Perhaps most fascinating about Numenta is its mission to spread its technology to as many interested company’s and participants as possible, no matter if it provides financial benefit to Numenta or not. A software package containing Numenta’s technology is freely available to anyone interested. This is really an amazing asset that Numenta has provided to the world community. Running Numenta as a profit making company for profit’s sake is not Numenta’s primary mission, but rather the real mission is to evangelize the worldwide community as rapidly as possible towards a technology that might finally be leading us to the long dreamed but as yet unrealized goal of replicating human level intelligence. Below is a letter from Hawkins about the philosophy behind Numenta’s creation:
“I have been working on a theory of the neocortex and the resulting Hierarchical Temporal Memory (HTM) framework for over twenty years. From the beginning, I knew that one day we would be able to build machines that work on principles used by the brain, and that doing so would benefit people all around the world. We decided to create Numenta when it became clear – in large part due to the work of Dileep George – that we could finally build technology based on the principles of HTM.
Our main objective is to maximize the impact of the HTM technology. The potential applications for this technology are far greater than any one company can explore, and therefore the only way to realize the potential is to create a developer community surrounding it. As I have a lot of experience in creating developer communities through my work at Grid, Palm and Handspring, I was energized about this idea.
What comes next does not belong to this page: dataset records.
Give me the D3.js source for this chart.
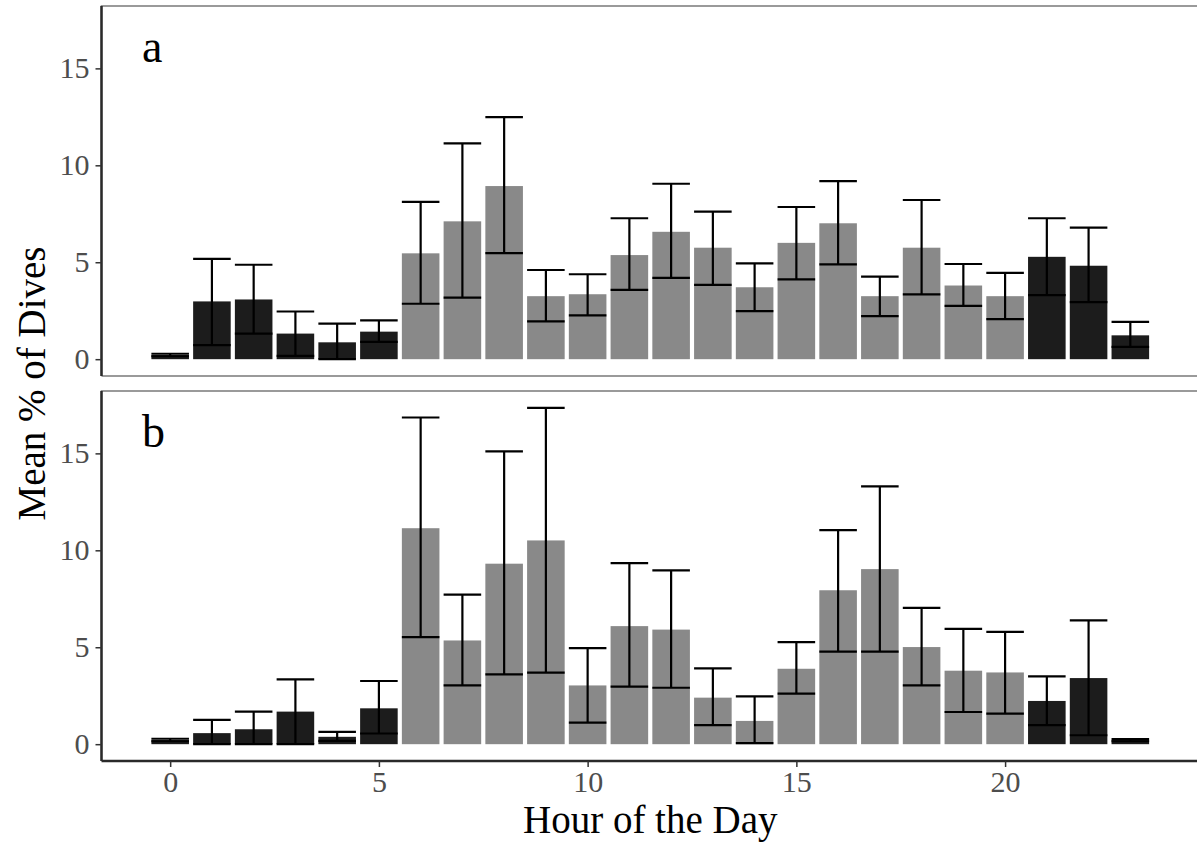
<!DOCTYPE html>
<html>
<head>
<meta charset="utf-8">
<script src="https://cdn.jsdelivr.net/npm/d3@7"></script>
<style>
	body { margin: 0; background: #fff; }
	svg { display: block; }
	text { font-family: "Liberation Serif", "Times New Roman", serif; }
</style>
</head>
<body>
<div id="chart"></div>
<script>
'use strict';

// Órák (0-23).
var hours = d3.range(0, 24);

// Éjszakai órák (sötét oszlopok).
var nightHours = [0, 1, 2, 3, 4, 5, 21, 22, 23];

// a panel: átlag, alsó és felső hibahatár.
var meanA = [0.22, 2.98, 3.08, 1.32, 0.87, 1.42, 5.46, 7.11, 8.93, 3.25, 3.35, 5.37,
	6.57, 5.75, 3.71, 6.0, 7.01, 3.25, 5.75, 3.80, 3.25, 5.28, 4.82, 1.23];
var lowA = [0.15, 0.72, 1.32, 0.17, 0.0, 0.89, 2.86, 3.18, 5.47, 1.95, 2.26, 3.57,
	4.19, 3.83, 2.48, 4.12, 4.89, 2.22, 3.34, 2.75, 2.07, 3.30, 2.94, 0.63];
var highA = [0.28, 5.17, 4.87, 2.46, 1.83, 2.0, 8.11, 11.13, 12.49, 4.6, 4.38, 7.27,
	9.05, 7.61, 4.94, 7.85, 9.18, 4.26, 8.21, 4.91, 4.45, 7.27, 6.79, 1.92];

// b panel: átlag, alsó és felső hibahatár.
var meanB = [0.22, 0.57, 0.77, 1.68, 0.38, 1.85, 11.14, 5.35, 9.31, 10.51, 3.03, 6.09,
	5.91, 2.40, 1.2, 3.89, 7.94, 9.03, 5.01, 3.79, 3.70, 2.23, 3.41, 0.22];
var lowB = [0.15, 0.0, 0.0, 0.0, 0.17, 0.55, 5.52, 3.03, 3.6, 3.69, 1.11, 2.97,
	2.91, 0.98, 0.05, 2.61, 4.77, 4.77, 3.03, 1.66, 1.58, 0.98, 0.46, 0.15];
var highB = [0.28, 1.25, 1.68, 3.34, 0.63, 3.26, 16.85, 7.71, 15.1, 17.35, 4.95, 9.34,
	8.97, 3.91, 2.47, 5.26, 11.04, 13.3, 7.03, 5.95, 5.79, 3.50, 6.39, 0.26];

var yTicks = [0, 5, 10, 15];
var xTicks = [0, 5, 10, 15, 20];
var panelTags = ["a", "b"];

var W = 1197, H = 843;
var plotLeft = 101.5, plotRight = 1199;
var panelTops = [6, 391];
var panelHeight = 370;

var svg = d3.select("#chart").append("svg")
		.attr("width", W)
		.attr("height", H);

// Közös x skála (ggplot-szerű 5%-os kiterjesztés).
var barWidth = 0.9;
var xMin = -barWidth / 2, xMax = 23 + barWidth / 2;
var xPad = (xMax - xMin) * 0.05;
var x = d3.scaleLinear()
		.domain([xMin - xPad, xMax + xPad])
		.range([plotLeft, plotRight]);

// Közös y skála mindkét panelnek.
var yMax = d3.max(highA.concat(highB));
var yPad = yMax * 0.05;

var panels = [
	{mean: meanA, low: lowA, high: highA},
	{mean: meanB, low: lowB, high: highB}
];

panels.forEach(function(p, i) {
	var top = panelTops[i];
	var bottom = top + panelHeight;
	var isLast = (i === panels.length - 1);

	var y = d3.scaleLinear()
			.domain([-yPad, yMax + yPad])
			.range([bottom, top]);

	var g = svg.append("g");

	var rows = hours.map(function(h) {
		return {hour: h, mean: p.mean[h], low: p.low[h], high: p.high[h]};
	});

	// Oszlopok.
	g.selectAll("rect.bar").data(rows)
			.enter().append("rect")
			.attr("class", "bar")
			.attr("x", function(d) { return x(d.hour - barWidth / 2); })
			.attr("width", x(barWidth) - x(0))
			.attr("y", function(d) { return y(d.mean); })
			.attr("height", function(d) { return y(0) - y(d.mean); })
			.attr("fill", function(d) { return nightHours.indexOf(d.hour) >= 0 ? "#1c1c1c" : "#898989"; });

	// Hibasávok.
	var eb = g.selectAll("g.err").data(rows)
			.enter().append("g")
			.attr("class", "err")
			.attr("stroke", "#000")
			.attr("stroke-width", 2.2);
	eb.append("line")
			.attr("x1", function(d) { return x(d.hour); })
			.attr("x2", function(d) { return x(d.hour); })
			.attr("y1", function(d) { return y(d.low); })
			.attr("y2", function(d) { return y(d.high); });
	eb.append("line")
			.attr("x1", function(d) { return x(d.hour - barWidth / 2); })
			.attr("x2", function(d) { return x(d.hour + barWidth / 2); })
			.attr("y1", function(d) { return y(d.high); })
			.attr("y2", function(d) { return y(d.high); });
	eb.append("line")
			.attr("x1", function(d) { return x(d.hour - barWidth / 2); })
			.attr("x2", function(d) { return x(d.hour + barWidth / 2); })
			.attr("y1", function(d) { return y(d.low); })
			.attr("y2", function(d) { return y(d.low); });

	// Panel kerete (szürke).
	g.append("path")
			.attr("d", "M" + plotLeft + "," + bottom + "V" + top + "H" + (W + 5) + (isLast ? "" : "M" + plotLeft + "," + bottom + "H" + (W + 5)))
			.attr("fill", "none")
			.attr("stroke", "#7a7a7a")
			.attr("stroke-width", 1.5);

	// Y tengely.
	var yAxis = g.append("g")
			.attr("transform", "translate(" + plotLeft + ",0)")
			.call(d3.axisLeft(y).tickValues(yTicks).tickSize(6).tickPadding(6));
	yAxis.select(".domain")
			.attr("d", "M0," + top + "V" + bottom)
			.attr("stroke", "#2a2a2a")
			.attr("stroke-width", 2.5);
	yAxis.selectAll(".tick line").attr("stroke", "#333").attr("stroke-width", 1.5);
	yAxis.selectAll(".tick text")
			.attr("font-size", 30)
			.attr("fill", "#4d4d4d")
			.style("font-family", "'Liberation Serif', serif");

	// X tengely csak az alsó panelen.
	if (isLast) {
		var xAxis = g.append("g")
				.attr("transform", "translate(0," + bottom + ")")
				.call(d3.axisBottom(x).tickValues(xTicks).tickSize(6).tickPadding(4));
		xAxis.select(".domain")
				.attr("d", "M" + plotLeft + ",0H" + (W + 5))
				.attr("stroke", "#2a2a2a")
				.attr("stroke-width", 2.5);
		xAxis.selectAll(".tick line").attr("stroke", "#333").attr("stroke-width", 1.5);
		xAxis.selectAll(".tick text")
				.attr("font-size", 30)
				.attr("fill", "#4d4d4d")
				.style("font-family", "'Liberation Serif', serif");
	}

	// Panel betűjele.
	g.append("text")
			.attr("x", 142)
			.attr("y", top + 56)
			.attr("font-size", 46)
			.attr("fill", "#000")
			.text(panelTags[i]);
});

// Tengelycímek.
svg.append("text")
		.attr("x", (plotLeft + W) / 2 + 1)
		.attr("y", 833)
		.attr("text-anchor", "middle")
		.attr("font-size", 39)
		.attr("fill", "#000")
		.text("Hour of the Day");

svg.append("text")
		.attr("transform", "translate(45," + ((panelTops[0] + panelTops[1] + panelHeight) / 2) + ") rotate(-90)")
		.attr("text-anchor", "middle")
		.attr("font-size", 39)
		.attr("fill", "#000")
		.text("Mean % of Dives");
</script>
</body>
</html>
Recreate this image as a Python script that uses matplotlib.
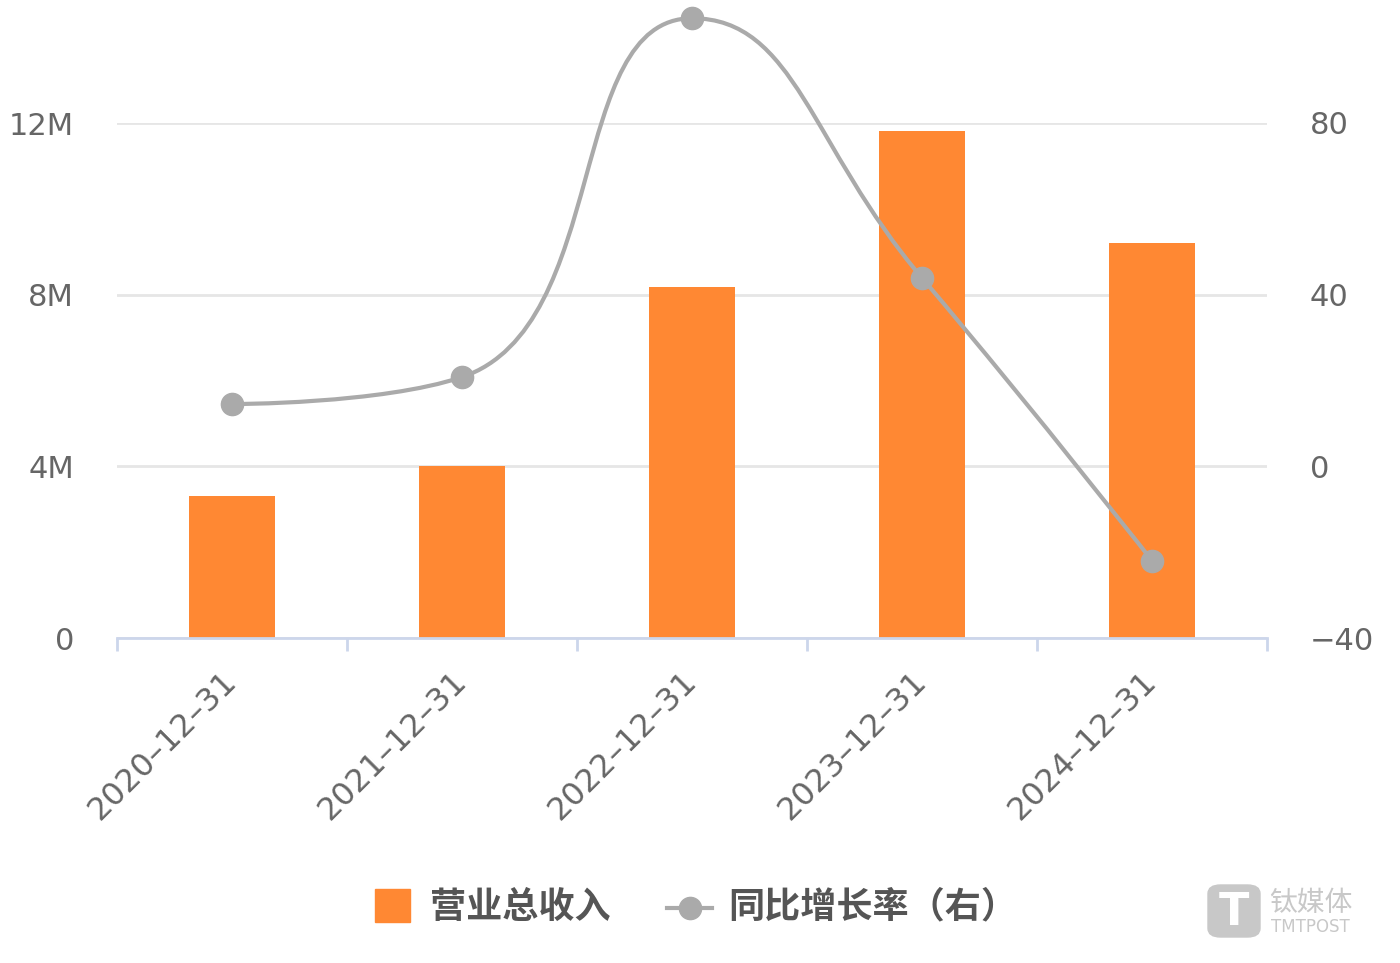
import matplotlib
matplotlib.use("Agg")
import matplotlib.pyplot as plt
from matplotlib.path import Path
from matplotlib.patches import PathPatch, Rectangle, FancyBboxPatch
from matplotlib.lines import Line2D
import numpy as np

plt.rcParams['font.family'] = ['DejaVu Sans', 'Noto Sans CJK SC']

# data
dates = ['2020-12-31', '2021-12-31', '2022-12-31', '2023-12-31', '2024-12-31']
revenue = [3.31, 4.00, 8.18, 11.82, 9.21]   # 百万 (M)
growth = [14.5, 20.8, 104.4, 43.9, -22.0]   # %
left_ticks = [0, 4, 8, 12]
left_labels = ['0', '4M', '8M', '12M']
right_ticks = [-40, 0, 40, 80]

bar_color = '#FF8833'
line_color = '#AAAAAA'
grid_color = '#E6E6E6'
axis_color = '#CCD6EB'
text_color = '#666666'


def smooth_path(pts, smooth=0.5):
    # bezier smoothing with per-segment clamping of control points
    verts = [pts[0]]
    codes = [Path.MOVETO]
    cp0 = pts[0]
    n = len(pts)
    for i in range(1, n):
        p = pts[i]
        prev = pts[i - 1]
        if i == n - 1:
            cp1 = p
            nxt_cp = p
        else:
            nxt = pts[i + 1]
            v = nxt - prev
            len_prev = np.hypot(*(p - prev))
            len_next = np.hypot(*(nxt - p))
            r = len_next / (len_next + len_prev)
            nxt_cp = p + v * smooth * r
            nxt_cp = np.minimum(nxt_cp, np.maximum(nxt, p))
            nxt_cp = np.maximum(nxt_cp, np.minimum(nxt, p))
            v = nxt_cp - p
            cp1 = p - v * len_prev / len_next
            cp1 = np.minimum(cp1, np.maximum(prev, p))
            cp1 = np.maximum(cp1, np.minimum(prev, p))
            v = p - cp1
            nxt_cp = p + v * len_next / len_prev
        verts += [cp0, cp1, p]
        codes += [Path.CURVE4] * 3
        cp0 = nxt_cp
    return np.array(verts), codes


W, H = 1400, 963
fig = plt.figure(figsize=(W / 100, H / 100), dpi=100)
ax = fig.add_axes([117 / W, 1 - 638 / H, 1150 / W, 515 / H])
ax2 = ax.twinx()

x = np.arange(len(dates))
ax.bar(x, revenue, width=0.37, color=bar_color, zorder=2)
ax.set_xlim(-0.5, len(dates) - 0.5)
ax.set_ylim(0, 12)
ax2.set_ylim(-40, 80)

ax.set_yticks(left_ticks)
ax.set_yticklabels(left_labels)
ax2.set_yticks(right_ticks)
ax2.set_yticklabels([str(t).replace('-', '\u2212') for t in right_ticks])
for a in (ax, ax2):
    a.tick_params(axis='y', length=0, labelsize=22, labelcolor=text_color, pad=31)
    for s in a.spines.values():
        s.set_visible(False)
ax.grid(axis='y', color=grid_color, linewidth=2, zorder=0)
ax.set_axisbelow(True)
ax.spines['bottom'].set_visible(True)
ax.spines['bottom'].set_color(axis_color)
ax.spines['bottom'].set_linewidth(2)

# category boundaries as ticks, labels at centers
ax.set_xticks(np.arange(-0.5, len(dates)), minor=False)
ax.set_xticklabels([''] * (len(dates) + 1))
ax.tick_params(axis='x', length=9, width=2, color=axis_color)
ax.set_xticks(x, minor=True)
ax.set_xticklabels([d.replace('-', '\u2013') for d in dates], minor=True, rotation=45,
                   ha='right', va='center', rotation_mode='anchor', fontsize=23,
                   color=text_color)
ax.tick_params(axis='x', which='minor', length=0, pad=28)

# smoothed growth line, built in pixel space
fig.canvas.draw()
pts = ax2.transData.transform(np.column_stack([x, growth]))
verts, codes = smooth_path(pts)
verts = ax2.transData.inverted().transform(verts)
ax2.add_patch(PathPatch(Path(verts, codes), facecolor='none', edgecolor=line_color,
                        linewidth=3, clip_on=False, zorder=3))
ax2.plot(x, growth, 'o', color=line_color, markersize=16, clip_on=False, zorder=4)

# legend
cjk = ['Noto Sans CJK SC', 'DejaVu Sans']
fig.patches.append(Rectangle((375 / W, 1 - 922 / H), 35 / W, 33 / H,
                             transform=fig.transFigure, color=bar_color))
fig.text(430 / W, 1 - 907 / H, '营业总收入', family=cjk, fontsize=26, fontweight='bold',
         color='#555555', va='center', ha='left')
fig.lines.append(Line2D([667 / W, 712 / W], [1 - 908 / H] * 2, transform=fig.transFigure,
                        color=line_color, linewidth=3))
fig.lines.append(Line2D([689.5 / W], [1 - 908 / H], transform=fig.transFigure,
                        color=line_color, marker='o', markersize=16))
fig.text(728 / W, 1 - 907 / H, '同比增长率（右）', family=cjk, fontsize=26, fontweight='bold',
         color='#555555', va='center', ha='left')

# watermark
wm = '#C8C8C8'
fig.patches.append(FancyBboxPatch((1208 / W, 1 - 937 / H), 52 / W, 52 / H,
                                  boxstyle='round,pad=0,rounding_size=0.009',
                                  transform=fig.transFigure, color=wm))
fig.text(1234 / W, 1 - 912 / H, 'T', fontsize=32, fontweight='bold', color='white',
         ha='center', va='center')
fig.text(1269 / W, 1 - 903 / H, '钛媒体', family=cjk, fontsize=20, color=wm,
         ha='left', va='center')
fig.text(1271 / W, 1 - 927 / H, 'TMTPOST', fontsize=12, color=wm, ha='left', va='center')

fig.savefig('out.png', dpi=100, facecolor='white')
We considered a not-for-profit structure. We considered an open-source structure. Ultimately, however, we decided that the way to get the most people working on HTM was within a for-profit framework. People move quickly in a for-profit environment – they are willing to invest more, and sooner, if they believe they have a financial return down the road.
We are focused on making developers successful by providing source code, documentation, and support. Developers own their own intellectual property rather than being required to contribute it back. A fundamental principle of the Numenta business structure is to be a catalyst that enables others to create profitable businesses.
Numenta is also a for-profit business. This is critical for us in order to attract high caliber employees and to fund the business over the long term. We will generate revenue by selling support, licensing software, and licensing intellectual property. The exact revenue mix will change over time, but we always will seek to make our developer partners successful, as well as be successful ourselves.”